Last week, the American Conservative published a headline that, with the addition of a little profanity, would fit right in on the bathroom wall of some Leftist dive: “Donald Trump, Treacherous Loon.” But the piece isn’t by an antifa graffiti artist seeking mainstream attention; its author is one of the site’s senior editors, Rod Dreher.

If you haven’t yet heard of Dreher or his recent book, The Benedict Option, it’s definitely not his fault. You probably never visit The American Conservative, where he’s used his perch as senior editor to write 17 posts plugging the book in the last four weeks alone. That’s on top of the thousands upon thousands of words he’s written about the book since its publication in March.

For those unfamiliar with his work, Dreher became prominent in the early 2000s as a writer for National Review. His most famous NR piece begins, “One day this summer, I told a colleague I had to leave early to pick up my weekly fresh vegetables from the organic food co-op to which my wife and I belong.”

Legions of men, in Dreher’s circumstances, have courageously told their wives that buying food labeled “organic” is a waste of both time and money; legions more have capitulated in silence.
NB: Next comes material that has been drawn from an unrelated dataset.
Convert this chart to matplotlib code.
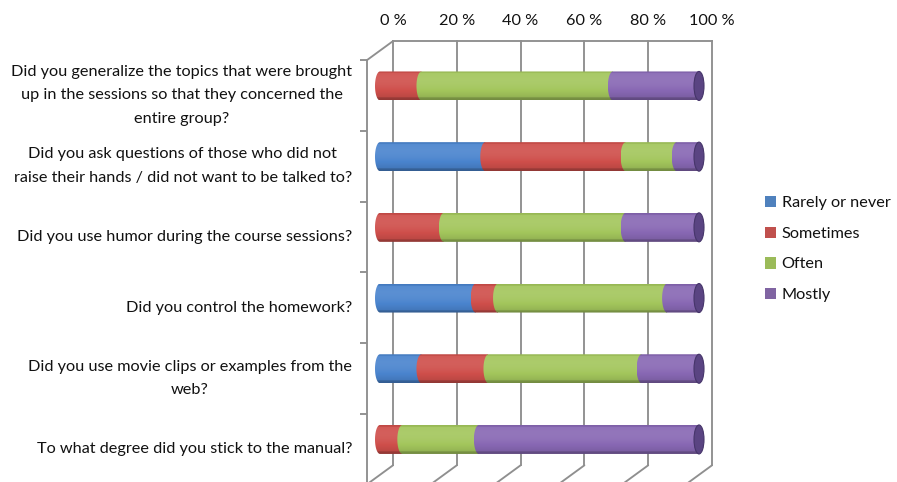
import numpy as np
import matplotlib
matplotlib.use("Agg")
import matplotlib.pyplot as plt
from matplotlib.path import Path
from matplotlib.patches import PathPatch, Ellipse, Patch, ConnectionPatch
from matplotlib.colors import to_rgb
from matplotlib.transforms import ScaledTranslation


categories = [
    "Did you generalize the topics that were brought\nup in the sessions so that they concerned the\nentire group?",
    "Did you ask questions of those who did not\nraise their hands / did not want to be talked to?",
    "Did you use humor during the course sessions?",
    "Did you control the homework?",
    "Did you use movie clips or examples from the\nweb?",
    "To what degree did you stick to the manual?",
]
series_names = ["Rarely or never", "Sometimes", "Often", "Mostly"]
rarely    = [0, 33, 0, 30, 13, 0]
sometimes = [13, 44, 20, 7, 21, 7]
often     = [60, 16, 57, 53, 48, 24]
mostly    = [27, 7, 23, 10, 18, 69]
x_ticks = [0, 20, 40, 60, 80, 100]

colors = ["#4A84CE", "#CF4F4B", "#A3C65C", "#8868B4"]
legend_colors = ["#4F81BD", "#C0504D", "#9BBB59", "#8064A2"]
cap_color = "#5A4482"
grid_color = "#8F8F8F"
text_color = "#111111"

plt.rcParams["font.family"] = ["Lato", "DejaVu Sans"]
FS = 11.7
DPI = 100

W, H = 897, 482
fig = plt.figure(figsize=(W / DPI, H / DPI), dpi=DPI)

# bar plane: 0..100 % -> x px 380..699, category rows 50.6..474.8 px
X0 = 380
PX = 3.19          # pixels per percent
PAD = 5            # extra percent on each side so the caps are not clipped
ax = fig.add_axes([(X0 - PAD * PX) / W, 1 - 474.8 / H,
                   (100 + 2 * PAD) * PX / W, 424.2 / H])
ax.set_xlim(-PAD, 100 + PAD)
ax.set_ylim(5.5, -0.5)
ax.axis("off")

# depth offsets for the 3D look
DX, DY = 13, 9.5
back = ax.transData + ScaledTranslation(DX / DPI, DY / DPI, fig.dpi_scale_trans)
front = ax.transData + ScaledTranslation(-DX / DPI, -DY / DPI, fig.dpi_scale_trans)
GLW = 1.35

# ── back wall gridlines ─────────────────────────────────────────────
for xv in x_ticks:
    ax.plot([xv, xv], [-0.5, 5.5], transform=back, color=grid_color,
            lw=GLW, clip_on=False, zorder=0)
    con = ConnectionPatch(xyA=(xv, 5.5), coordsA=back, xyB=(xv, 5.5),
                          coordsB=front, color=grid_color, lw=GLW, zorder=0)
    fig.add_artist(con)
    ax.text(xv, -0.5, f"{xv} %", transform=back + ScaledTranslation(0, 13 / DPI, fig.dpi_scale_trans),
            ha="center", va="bottom", fontsize=FS, color=text_color)
ax.plot([0, 100], [-0.5, -0.5], transform=back, color=grid_color,
        lw=GLW, clip_on=False, zorder=0)
fig.add_artist(ConnectionPatch(xyA=(0, -0.5), coordsA=back, xyB=(0, -0.5),
                               coordsB=front, color=grid_color, lw=GLW))

# ── left (front) category axis ──────────────────────────────────────
ax.plot([0, 0], [-0.5, 5.5], transform=front, color=grid_color,
        lw=GLW, clip_on=False, zorder=0)
bounds = np.arange(len(categories) + 1) - 0.5
ax.plot(np.zeros(len(bounds)), bounds, transform=front, ls="none",
        marker=0, markersize=5, mec=grid_color, mew=GLW, clip_on=False)

label_tr = front + ScaledTranslation(-15 / DPI, 0, fig.dpi_scale_trans)
for i, lab in enumerate(categories):
    ax.text(0, i, lab, transform=label_tr, ha="right", va="center",
            multialignment="center", fontsize=FS, color=text_color,
            linespacing=1.85)


# ── cylinder bars ───────────────────────────────────────────────────
def shade(color, n=64):
    base = np.array(to_rgb(color))
    t = np.linspace(0, 1, n)
    f = 1.06 - 0.40 * (t - 0.28) ** 2
    f = np.where(t < 0.05, f - 0.10, f)
    f = np.where(t > 0.92, f - 0.15, f)
    rows = []
    for k in f:
        if k >= 1:
            c = base + (1 - base) * (k - 1) * 1.5
        else:
            c = base * k
        rows.append(np.clip(c, 0, 1))
    img = np.array(rows)[:, None, :]
    return np.repeat(img, 2, axis=1)


BAR_H = 29 / 70.7
CAP_A = 5 / PX


def segment(left, right, y, color, z):
    th = np.linspace(np.pi / 2, 3 * np.pi / 2, 40)
    arc = np.column_stack([left + CAP_A * np.cos(th), y - BAR_H / 2 * np.sin(th)])
    verts = np.vstack([arc, [[right, y + BAR_H / 2], [right, y - BAR_H / 2],
                             [left, y - BAR_H / 2]]])
    patch = PathPatch(Path(verts), fc="none", ec="none")
    ax.add_patch(patch)
    im = ax.imshow(shade(color), extent=[left - CAP_A, right, y + BAR_H / 2, y - BAR_H / 2],
                   aspect="auto", interpolation="bilinear", zorder=z)
    im.set_clip_path(patch)


data = np.array([rarely, sometimes, often, mostly], dtype=float)
for i in range(len(categories)):
    left = 0.0
    for s in range(len(series_names)):
        w = data[s, i]
        if w <= 0:
            continue
        segment(left, left + w, i, colors[s], 2 + s * 0.1)
        left += w
    ax.add_patch(Ellipse((left, i), 2 * CAP_A, BAR_H, fc=cap_color,
                         ec="#46356A", lw=0.8, zorder=3))

ax.set_xlim(-PAD, 100 + PAD)
ax.set_ylim(5.5, -0.5)

# ── legend ──────────────────────────────────────────────────────────
handles = [Patch(fc=c, ec="none") for c in legend_colors]
fig.legend(handles, series_names, loc="center left",
           bbox_to_anchor=(750 / W, 1 - 249 / H), frameon=False,
           fontsize=FS, handlelength=0.7, handleheight=0.7,
           handletextpad=0.35, labelspacing=1.0, labelcolor=text_color)

fig.savefig("out.png", dpi=DPI)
But it takes a truly self-absorbed man to publicly rationalize his capitulation into a heretofore undetected strain of conservative thought; and a hopelessly twee one to label it “crunchy conservativism.” Monetization quickly followed rationalization, and a book with a title as lengthy as it is nauseating was born: Crunchy Cons: How Birkenstocked Burkeans, Gun-Loving Organic Gardeners, Evangelical Free-Range Farmers, Hip Homeschooling Mamas, Right-Wing Nature Lovers, and Their Diverse Tribe of Countercultural Conservatives Plan to Save America (or At Least the Republican Party).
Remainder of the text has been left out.